Harvesters to conservators
ifs started as an imperial British setup in 1867 to manage forests for timber. A German forester, Dietrich Brandeis, became the first inspector general of forests. ifs officers view him as the noble ancestor, who married the needs of timber with conservation. V K Bahuguna, former inspecter general of forest and now on deputation to the agriculture ministry, said the forest and wildlife remaining in India is the legacy of foresters like Brandeis, who walked the length and breadth of India's forest. "Indian forestry developed on foot, developed by Brandeis and people like him," he said.

The first major change happened in 1914 when the British navy's demand for timber during the world war led to clear felling of large forests, Bahuguna said. This ushered an era of timber-centric forestry. In 1935, forestry was handed over to the provinces and the imperial forest service was discontinued. Each province--each state after the country's independence in 1947--maintained its own forest service. This changed in 1967; one hundred years after the the imperial service, the Indian Forest Service was reconstituted.

Forestry, though, remained a state subject. Foresters were responsible for policing forests and regulating felling and quarrying, as also controlling people's access to forest. Conservation was not their responsibility. This reflected in training. Karanth said foresters were oriented to turn over revenue to the government, not towards ecological protection, particularly after the 1967 centralization.

The states created forest development corporations for harvest and sale of timber and plantation of commercially valuable species like teak and conifers. The demand for a million railway sleepers each year drove the timber extraction.

The next change came in the 1970s, when the focus shifted to conservation. The Wildlife Protection Act of 1972 started a process that culminated in the 1980 Forest Conservation Act. ifs was confronted with conservation, for which it had little training. Five years later, a ministry of environment and forests was created, further centralizing forestry.

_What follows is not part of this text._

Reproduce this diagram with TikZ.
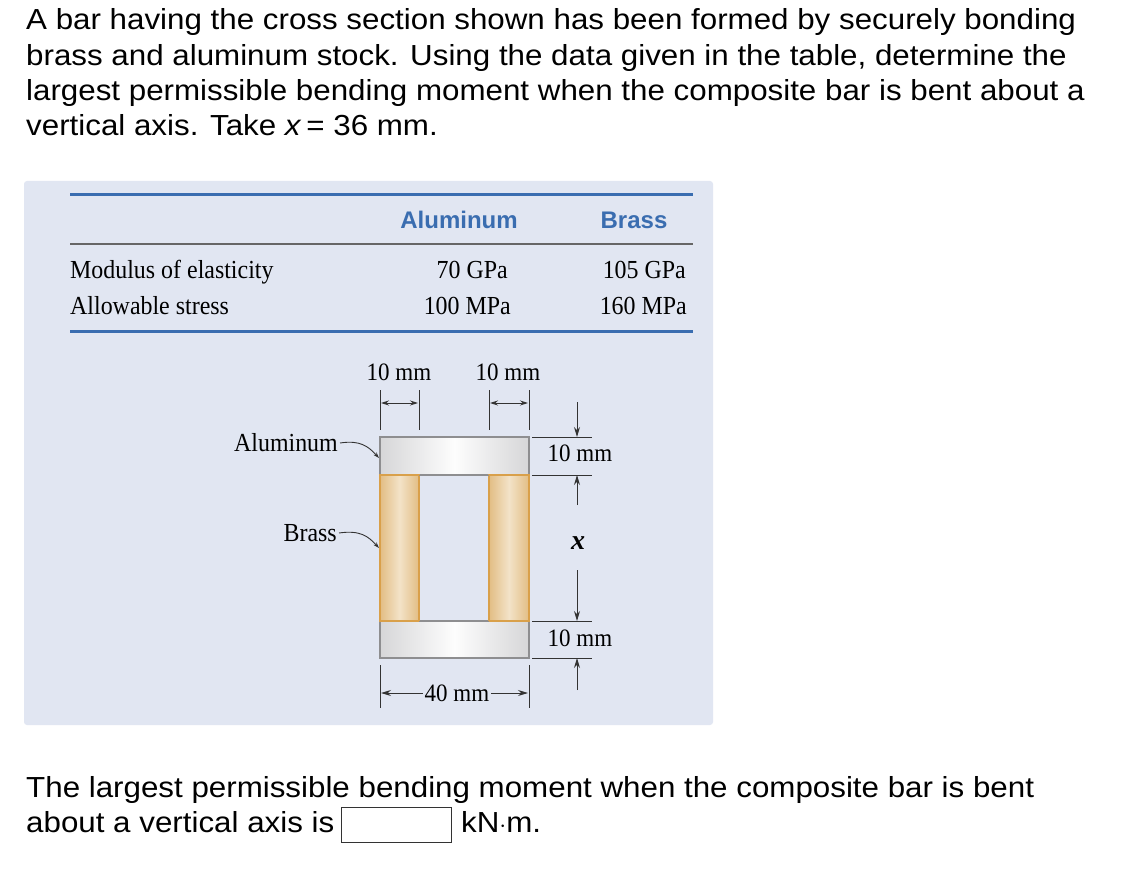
\documentclass[tikz,border=0pt]{standalone}
\usepackage{fontspec}
\setmainfont{Liberation Serif}
\setsansfont{Liberation Sans}
\newfontfamily\qfont[FakeStretch=1.08]{Liberation Sans}
\newfontfamily\tfont[FakeStretch=0.92]{Liberation Serif}
\usetikzlibrary{arrows.meta}
\definecolor{panel}{HTML}{E1E6F2}
\definecolor{rulebl}{HTML}{3A6DB0}
\definecolor{alfill}{HTML}{D6D6D8}
\definecolor{aledge}{HTML}{8E8E90}
\definecolor{brdark}{HTML}{E2BD84}
\definecolor{brlight}{HTML}{F3E3C8}
\definecolor{bredge}{HTML}{D9A04A}
\begin{document}
\begin{tikzpicture}[x=1pt,y=-1pt,
  q/.style={font=\qfont\fontsize{29}{30}\selectfont,anchor=base west,inner sep=0},
  tb/.style={font=\tfont\fontsize{26}{28}\selectfont,anchor=base,inner sep=0},
  hd/.style={font=\sffamily\bfseries\fontsize{24}{26}\selectfont,text=rulebl,anchor=base,inner sep=0},
  dim/.style={font=\tfont\fontsize{25}{26}\selectfont,inner sep=1pt},
  ext/.style={line width=1pt,black!80},
  arr/.style={-{Stealth[length=10pt,width=6pt]},line width=1pt,black!80},
  darr/.style={{Stealth[length=8pt,width=5pt]}-{Stealth[length=8pt,width=5pt]},line width=0.9pt,black!80},
  lead/.style={line width=0.9pt,black!80,-{Stealth[length=6pt,width=4pt]}}]
\useasboundingbox (0,0) rectangle (1124,874);
\fill[white] (0,0) rectangle (1124,874);
% question
\node[q] (l1) at (26,30) {A bar having the cross section shown has been formed by securely bonding};
\node[q] (l2) at (26,66) {brass and aluminum stock. Using the data given in the table, determine the};
\node[q] (l3) at (26,101) {largest permissible bending moment when the composite bar is bent about a};
\node[q] (l4) at (26,136) {vertical axis. Take \textit{x}\,= 36 mm.};
% panel
\fill[panel, rounded corners=3pt] (24,181) rectangle (713,725);
\draw[rulebl,line width=3pt] (70,195) -- (693,195);
\draw[black!60,line width=1.5pt] (70,244) -- (693,244);
\draw[rulebl,line width=3pt] (70,332) -- (693,332);
\node[hd] (hA) at (459,229) {Aluminum};
\node[hd] (hB) at (634,229) {Brass};
\node[tb,anchor=base west] (r1) at (70,279) {Modulus of elasticity};
\node[tb,anchor=base west] (r2) at (70,315) {Allowable stress};
\node[tb,anchor=base east] (a1) at (508,279) {70 GPa};
\node[tb,anchor=base east] (a2) at (511,315) {100 MPa};
\node[tb,anchor=base east] (b1) at (686,279) {105 GPa};
\node[tb,anchor=base east] (b2) at (687,315) {160 MPa};
% section
\shade[left color=alfill, right color=alfill, middle color=white!95!alfill] (380,437) rectangle (529,475);
\draw[aledge,line width=1.2pt] (380,437) rectangle (529,475);
\shade[left color=alfill, right color=alfill, middle color=white!95!alfill] (380,621) rectangle (529,658);
\draw[aledge,line width=1.2pt] (380,621) rectangle (529,658);
\shade[left color=brdark, right color=brdark, middle color=brlight] (380,475) rectangle (419,621);
\draw[bredge,line width=1.2pt] (380,475) rectangle (419,621);
\shade[left color=brdark, right color=brdark, middle color=brlight] (489,475) rectangle (529,621);
\draw[bredge,line width=1.2pt] (489,475) rectangle (529,621);
\draw[aledge,line width=1pt] (419,475) -- (489,475) (419,621) -- (489,621);
% top dims
\coordinate (t1) at (380,390); \coordinate (t2) at (419,390);
\coordinate (t3) at (489,390); \coordinate (t4) at (529,390);
\draw[ext] (t1) -- ++(0,40) (t2) -- ++(0,40) (t3) -- ++(0,40) (t4) -- ++(0,40);
\coordinate (a1l) at (381,403); \coordinate (a1r) at (418,403);
\coordinate (a2l) at (490,403); \coordinate (a2r) at (528,403);
\draw[darr] (a1l) -- (a1r);
\draw[darr] (a2l) -- (a2r);
\node[dim] (d1) at (399,372) {10 mm};
\node[dim] (d2) at (508,372) {10 mm};
% right dims
\draw[ext] (532,437) -- (592,437) (532,475) -- (592,475) (532,621) -- (592,621) (532,658) -- (592,658);
\coordinate (v0) at (577,402); \coordinate (v1) at (577,437);
\coordinate (v2) at (577,475); \coordinate (v3) at (577,621);
\coordinate (v4) at (577,658); \coordinate (v5) at (577,690);
\draw[arr] (v0) -- (v1);
\draw[arr] (577,505) -- (v2);
\draw[arr] (577,570) -- (v3);
\draw[arr] (v5) -- (v4);
\node[dim] (d3) at (580,453) {10 mm};
\node[font=\bfseries\itshape\fontsize{28}{30}\selectfont,inner sep=0] (dx) at (578,543) {x};
\node[dim] (d4) at (580,638) {10 mm};
% bottom dim
\coordinate (b1c) at (380,665); \coordinate (b2c) at (529,665);
\draw[ext] (b1c) -- ++(0,43) (b2c) -- ++(0,43);
\node[dim,inner sep=2pt] (d5) at (457,693) {40 mm};
\draw[arr] (d5.west) -- (381,693);
\draw[arr] (d5.east) -- (528,693);
% leaders
\node[tb,anchor=east] (la) at (338,443) {Aluminum};
\node[tb,anchor=east] (lb) at (337,533) {Brass};
\draw[lead] ([xshift=2pt]la.east) .. controls (360,440) and (368,446) .. (379,458);
\draw[lead] ([xshift=2pt]lb.east) .. controls (360,530) and (368,536) .. (379,548);
% answer
\node[q] (m1) at (26,797) {The largest permissible bending moment when the composite bar is bent};
\node[q] (m2) at (26,832) {about a vertical axis is};
\node[draw=black!80,line width=1pt,minimum width=110pt,minimum height=35pt,inner sep=0] (box) at (396,825) {};
\node[q] (m3) at (461,832) {kN$\cdot$m.};
\end{tikzpicture}
\end{document}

The National Forest Policy 1988 identified viewing forests as revenue earning resources as one reason for forest depletion. Logging operations started declining, and when the court took on the forest case in 1996, things changed drastically. The impact on forest development corporations was sharp, said M K Sharma, former director general of forests. "Their purpose was to bring in revenue for the department. Now that timber is no longer an option, there has been no investment in the corporations," he said, adding that they need funds to develop non-timber forest produce like medicinal plants to bring in revenue.

A service built on policing has to handle programmes like Joint Forest Management, which go against all that it was taught till recently. The service is ill-equipped to face challenges of the times.